Keyword Planner also generates fewer keyword suggestions than paid tools. Where Semrush or Ahrefs might return tens of thousands of ideas, Keyword Planner typically returns a few thousand at most.
That said, it has unique advantages. It pulls data directly from Google, it can suggest keywords that don’t contain your seed terms (something many paid tools can’t do), and it offers local search data at the city level. The best approach is to use it alongside other tools rather than relying on it alone.

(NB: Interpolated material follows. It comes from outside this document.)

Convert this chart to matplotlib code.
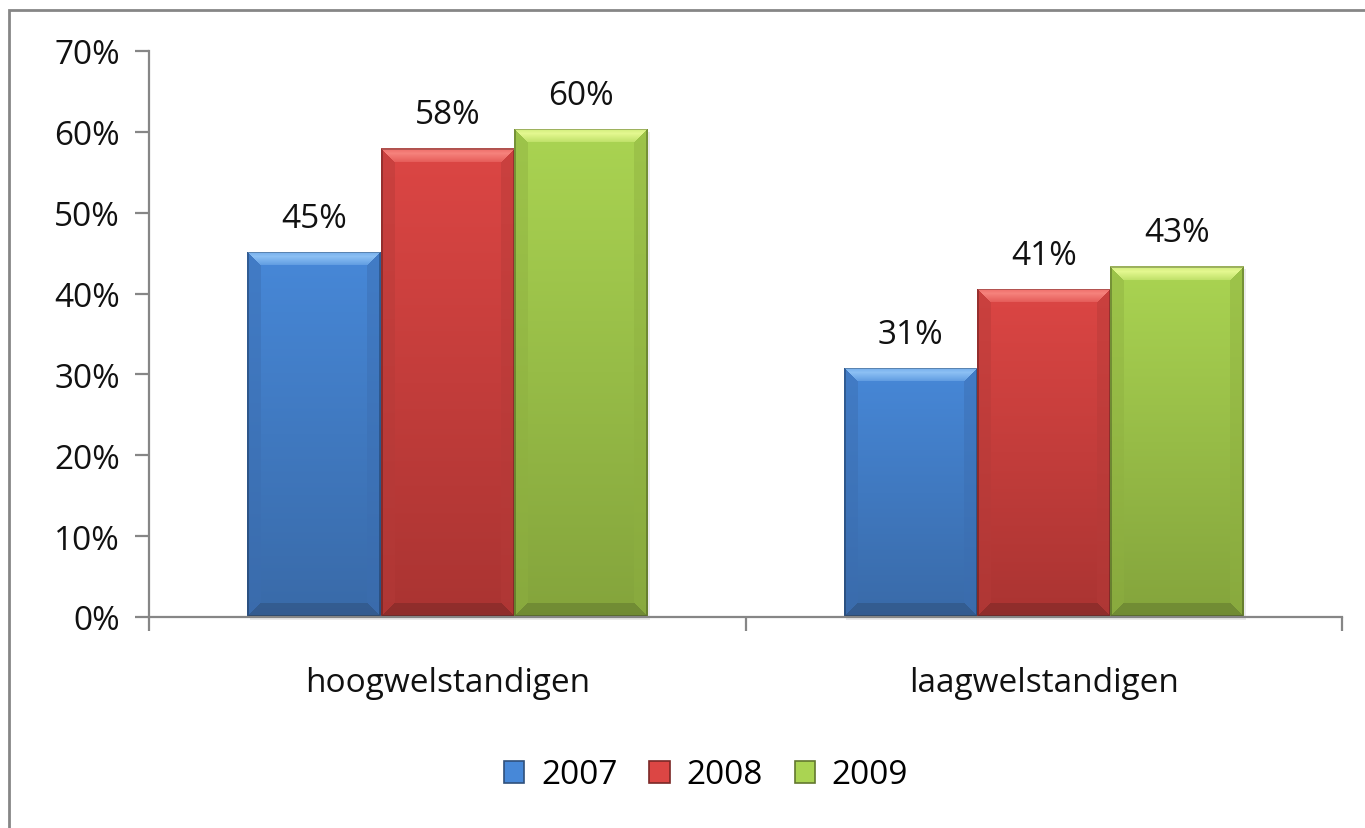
"""
Welstandigen per jaar - staafdiagram in Excel 2007 stijl
"""

import matplotlib

matplotlib.use("Agg")
import matplotlib.pyplot as plt
import numpy as np
from matplotlib.patches import Patch, Rectangle
from matplotlib.ticker import FuncFormatter, MultipleLocator

# data
categories = ["hoogwelstandigen", "laagwelstandigen"]
years = ["2007", "2008", "2009"]
values_2007 = [0.452, 0.308]
values_2008 = [0.580, 0.406]
values_2009 = [0.604, 0.434]
series = [values_2007, values_2008, values_2009]

# kleuren: (vlak boven, vlak onder, lichte rand boven, donkere rand onder, zijrand)
palette = [
    ("#4788d8", "#396aa8", "#8cc0f4", "#2f507c", "#3b6db0"),
    ("#dc4644", "#aa3432", "#f6827c", "#7a2826", "#b53a38"),
    ("#aad452", "#84a43c", "#e4f890", "#62782e", "#8eb040"),
]
axis_grey = "#868686"
font = "Open Sans"
fs = 24

plt.rcParams["font.family"] = [font, "DejaVu Sans"]

W, H = 1365, 829
fig = plt.figure(figsize=(W / 100, H / 100), dpi=100)
fig.patch.set_facecolor("white")

# buitenrand van de grafiek
fig.patches.append(
    Rectangle(
        (9 / W, -0.1), 2, 1 - 11 / H + 0.1,
        transform=fig.transFigure, fill=False, edgecolor=axis_grey, lw=2,
    )
)

x_left, x_right = 149, 1342
y_top, y_bottom = 52, 618
ax = fig.add_axes([
    x_left / W, 1 - y_bottom / H,
    (x_right - x_left) / W, (y_bottom - y_top) / H,
])

ymax = 0.70
ax.set_xlim(-0.5, 1.5)
ax.set_ylim(0, ymax)

bar_w = 0.2236
x = np.arange(len(categories))
px_per_x = (x_right - x_left) / 2.0
px_per_y = (y_bottom - y_top) / ymax


def bevel_image(w_px, h_px, cols, b=14):
    """RGB-beeld met schuine randen voor een staaf"""
    top, bot, hi, lo, side = [np.array(matplotlib.colors.to_rgb(c)) for c in cols]
    w_px = max(int(round(w_px)), 2)
    h_px = max(int(round(h_px)), 2)
    yy, xx = np.mgrid[0:h_px, 0:w_px]
    t = (yy / max(h_px - 1, 1))[..., None]
    img = top * (1 - t) + bot * t
    d_top = yy
    d_bot = h_px - 1 - yy
    d_l = xx
    d_r = w_px - 1 - xx
    dmin = np.minimum.reduce([d_top, d_bot, d_l, d_r])
    inb = dmin < b
    m_top = inb & (d_top == dmin)
    m_bot = inb & (d_bot == dmin) & ~m_top
    m_side = inb & ~m_top & ~m_bot
    img[m_side] = img[m_side] * 0.55 + side * 0.45
    img[m_bot] = img[m_bot] * 0.45 + lo * 0.55
    # lichte band boven, met verloop
    tt = np.abs(d_top / b - 0.35)[..., None]
    hi_mix = hi * (1 - tt) + img * tt
    img[m_top] = hi_mix[m_top]
    # dunne rand
    edge = dmin < 1.5
    img[edge] = img[edge] * 0.75
    return img


for i, (vals, cols) in enumerate(zip(series, palette)):
    pos = x + (i - 1) * bar_w
    bars = ax.bar(pos, vals, width=bar_w, color=cols[0], linewidth=0,
                  label=years[i], zorder=2)
    for bar, v in zip(bars, vals):
        bx = bar.get_x()
        img = bevel_image(bar_w * px_per_x, v * px_per_y, cols)
        im = ax.imshow(img, extent=(bx, bx + bar_w, 0, v), aspect="auto",
                       interpolation="nearest", zorder=3)
        im.set_clip_path(bar)
        # schaduw
        ax.add_patch(Rectangle((bx + 0.004, -0.004), bar_w, v,
                               facecolor="#000000", alpha=0.08, lw=0, zorder=1,
                               clip_on=False))
        ax.annotate(f"{v * 100:.0f}%", (bx + bar_w / 2, v), xytext=(0, 18),
                    textcoords="offset points", ha="center", va="baseline",
                    fontsize=fs, color="#111111", zorder=4)

ax.set_xlim(-0.5, 1.5)
ax.set_ylim(0, ymax)

# assen
for s in ["top", "right"]:
    ax.spines[s].set_visible(False)
for s in ["left", "bottom"]:
    ax.spines[s].set_color(axis_grey)
    ax.spines[s].set_linewidth(1.6)
    ax.spines[s].set_zorder(5)

ax.yaxis.set_major_locator(MultipleLocator(0.1))
ax.yaxis.set_major_formatter(FuncFormatter(lambda v, p: f"{v * 100:.0f}%"))
ax.tick_params(axis="y", direction="out", length=10, width=1.6,
               color=axis_grey, pad=11, labelsize=fs, labelcolor="#111111")

ax.set_xticks([-0.5, 0.5, 1.5])
ax.set_xticklabels([])
ax.set_xticks(x, minor=True)
ax.set_xticklabels(categories, minor=True)
ax.tick_params(axis="x", which="major", direction="out", length=10,
               width=1.6, color=axis_grey)
ax.tick_params(axis="x", which="minor", length=0, pad=35, labelsize=fs,
               labelcolor="#111111")

# legenda
handles = [
    Patch(facecolor=c[0], edgecolor=c[3], linewidth=1.2, label=y)
    for c, y in zip(palette, years)
]
fig.legend(handles=handles, loc="center", ncol=3, frameon=False,
           bbox_to_anchor=(706 / W, 1 - 776 / H), fontsize=fs,
           handlelength=0.62, handleheight=0.62, handletextpad=0.5,
           columnspacing=0.95)

fig.savefig("out.png", dpi=100)
plt.close(fig)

Google Keyword Planner at a Glance
Here’s a quick overview of the features you get access to when you have a free account, or an account with active ad spend:
Feature | Free Account | Active ad spend | details |
|---|---|---|---|
Discover New Keywords | Yes | Yes | Up to 10 seed keywords per search |
Search Volume Data | Broad ranges | Exact numbers | Ranges like 1K–10K vs. precise counts |
Ad Competition Data | Yes | Yes | Low, Medium, or High |
SEO Difficulty Score | No | No | Use a third-party tool |
Forecasts (Clicks, CPC) | Yes | Yes | Refreshed daily |
Location Breakdowns | Yes | Yes | Country, region, city, postal code |
Device Breakdowns | Yes | Yes | Mobile, desktop, tablet |
Competitor URL Analysis | Yes | Yes | Full domain or single page |
Google Keyword Planner FAQs
Is Google Keyword Planner free?
Yes, it’s completely free. You need a Google Ads account to access it, and Google will ask for billing information during setup, but you won’t be charged unless you create and run an ad campaign.
Do I need to run ads to use Keyword Planner?
No. You can create a Google Ads account without launching a campaign and still access Keyword Planner. The main difference is that accounts without active ad spend see search volume as broad ranges instead of exact numbers.
Can I use Keyword Planner for SEO?
Yes, it’s useful for discovering keyword ideas, spotting trends, and analyzing competitor content. It doesn’t provide organic keyword difficulty scores, though, so you’ll want to pair it with another tool for that.
How accurate is the search volume data?
The data is directional rather than exact. Without active ad spend, volumes appear as ranges. Even “exact” numbers with ad spend are rounded estimates. For the most accurate picture, combine Keyword Planner data with Google Search Console and other keyword tools.
What’s the difference between the Competition column and SEO difficulty?
The Competition column measures how many advertisers are bidding on a keyword in Google Ads. It has nothing to do with organic ranking difficulty. For that, you’ll need a separate SEO tool.
Closing Thoughts: Getting the Most Out of Google Keyword Planner
Google Keyword Planner is one of the best free tools for keyword research, whether you’re focused on SEO, running Google Ads, or both. It’s not perfect, and it works best when paired with other tools, but it gives you data that comes directly from Google. That’s hard to beat.
For SEO, use it to generate keyword ideas, spy on competitor content, and spot seasonal or trending terms. Then, verify your best keywords with tools like Google Search Console or Keywords Everywhere for difficulty and exact volume data.
For paid campaigns, take advantage of the Forecast tab to simulate budget scenarios and use location and device breakdowns to fine-tune your targeting.
The most important takeaway is not to rely on a single tool for keyword research. Keyword Planner is a strong starting point, and combining it with other data sources gives you a much clearer picture of which keywords are worth going after.